Dataset excerpt >>
┌────────

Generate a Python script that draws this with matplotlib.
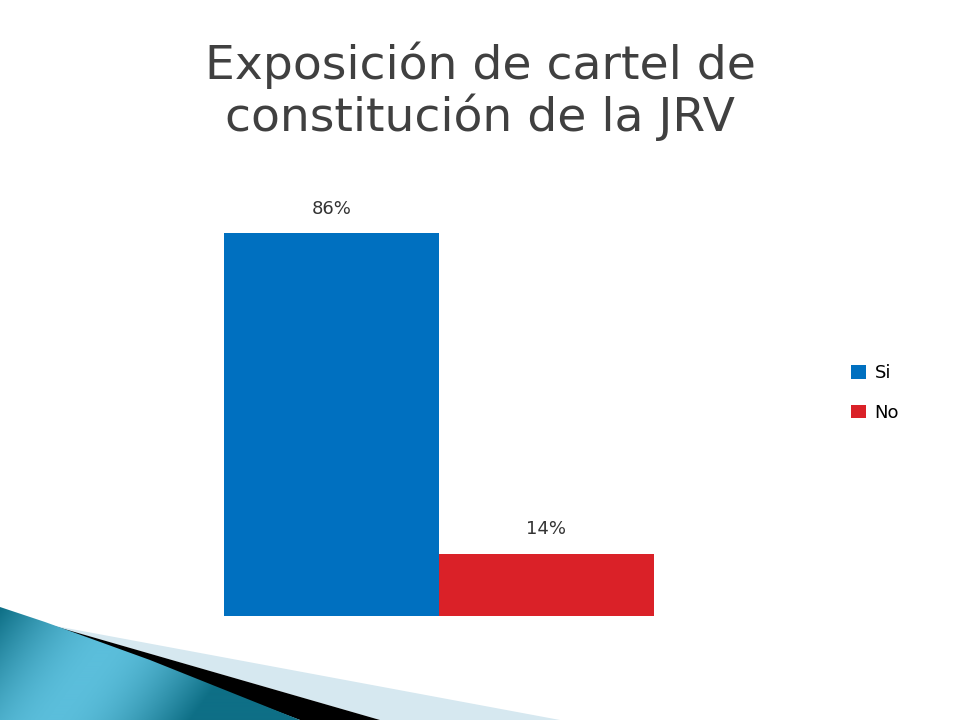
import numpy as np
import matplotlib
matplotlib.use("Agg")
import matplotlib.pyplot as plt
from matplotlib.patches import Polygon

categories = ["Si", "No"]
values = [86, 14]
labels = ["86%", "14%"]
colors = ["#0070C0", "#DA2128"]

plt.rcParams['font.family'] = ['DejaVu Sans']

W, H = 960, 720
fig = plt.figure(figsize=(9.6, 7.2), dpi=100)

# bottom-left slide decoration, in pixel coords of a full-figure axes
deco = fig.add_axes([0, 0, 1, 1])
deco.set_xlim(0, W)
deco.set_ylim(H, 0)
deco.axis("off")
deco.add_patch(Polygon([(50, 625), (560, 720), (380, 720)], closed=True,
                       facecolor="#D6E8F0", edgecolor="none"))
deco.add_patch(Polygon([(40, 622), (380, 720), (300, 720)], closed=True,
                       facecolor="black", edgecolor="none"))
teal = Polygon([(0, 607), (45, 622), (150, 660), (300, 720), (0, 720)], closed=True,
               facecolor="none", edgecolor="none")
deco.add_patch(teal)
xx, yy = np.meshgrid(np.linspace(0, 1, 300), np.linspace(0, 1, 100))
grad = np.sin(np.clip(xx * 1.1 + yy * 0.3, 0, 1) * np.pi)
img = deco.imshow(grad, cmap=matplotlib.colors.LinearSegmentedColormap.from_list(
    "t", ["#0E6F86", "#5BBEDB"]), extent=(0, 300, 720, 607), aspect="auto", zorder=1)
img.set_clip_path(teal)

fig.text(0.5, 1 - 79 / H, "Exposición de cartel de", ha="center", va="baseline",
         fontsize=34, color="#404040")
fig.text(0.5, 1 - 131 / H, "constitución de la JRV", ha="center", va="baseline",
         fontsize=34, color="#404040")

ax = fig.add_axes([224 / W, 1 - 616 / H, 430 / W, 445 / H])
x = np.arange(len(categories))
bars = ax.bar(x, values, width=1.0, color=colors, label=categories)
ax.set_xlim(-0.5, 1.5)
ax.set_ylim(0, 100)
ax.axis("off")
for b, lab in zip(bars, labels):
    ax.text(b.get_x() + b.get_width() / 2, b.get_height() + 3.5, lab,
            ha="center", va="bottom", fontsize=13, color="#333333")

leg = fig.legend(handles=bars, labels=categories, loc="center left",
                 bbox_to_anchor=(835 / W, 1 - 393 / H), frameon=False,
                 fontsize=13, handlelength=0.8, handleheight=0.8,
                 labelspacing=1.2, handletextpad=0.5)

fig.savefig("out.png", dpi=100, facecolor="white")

└────────

What is asked >> Write out the listing word for word, omitting the pictures it holds.

Result for this exercise >>
Generate a Python script that draws this with matplotlib.
import numpy as np
import matplotlib
matplotlib.use("Agg")
import matplotlib.pyplot as plt
from matplotlib.patches import Polygon

categories = ["Si", "No"]
values = [86, 14]
labels = ["86%", "14%"]
colors = ["#0070C0", "#DA2128"]

plt.rcParams['font.family'] = ['DejaVu Sans']

W, H = 960, 720
fig = plt.figure(figsize=(9.6, 7.2), dpi=100)

# bottom-left slide decoration, in pixel coords of a full-figure axes
deco = fig.add_axes([0, 0, 1, 1])
deco.set_xlim(0, W)
deco.set_ylim(H, 0)
deco.axis("off")
deco.add_patch(Polygon([(50, 625), (560, 720), (380, 720)], closed=True,
                       facecolor="#D6E8F0", edgecolor="none"))
deco.add_patch(Polygon([(40, 622), (380, 720), (300, 720)], closed=True,
                       facecolor="black", edgecolor="none"))
teal = Polygon([(0, 607), (45, 622), (150, 660), (300, 720), (0, 720)], closed=True,
               facecolor="none", edgecolor="none")
deco.add_patch(teal)
xx, yy = np.meshgrid(np.linspace(0, 1, 300), np.linspace(0, 1, 100))
grad = np.sin(np.clip(xx * 1.1 + yy * 0.3, 0, 1) * np.pi)
img = deco.imshow(grad, cmap=matplotlib.colors.LinearSegmentedColormap.from_list(
    "t", ["#0E6F86", "#5BBEDB"]), extent=(0, 300, 720, 607), aspect="auto", zorder=1)
img.set_clip_path(teal)

fig.text(0.5, 1 - 79 / H, "Exposición de cartel de", ha="center", va="baseline",
         fontsize=34, color="#404040")
fig.text(0.5, 1 - 131 / H, "constitución de la JRV", ha="center", va="baseline",
         fontsize=34, color="#404040")

ax = fig.add_axes([224 / W, 1 - 616 / H, 430 / W, 445 / H])
x = np.arange(len(categories))
bars = ax.bar(x, values, width=1.0, color=colors, label=categories)
ax.set_xlim(-0.5, 1.5)
ax.set_ylim(0, 100)
ax.axis("off")
for b, lab in zip(bars, labels):
    ax.text(b.get_x() + b.get_width() / 2, b.get_height() + 3.5, lab,
            ha="center", va="bottom", fontsize=13, color="#333333")

leg = fig.legend(handles=bars, labels=categories, loc="center left",
                 bbox_to_anchor=(835 / W, 1 - 393 / H), frameon=False,
                 fontsize=13, handlelength=0.8, handleheight=0.8,
                 labelspacing=1.2, handletextpad=0.5)

fig.savefig("out.png", dpi=100, facecolor="white")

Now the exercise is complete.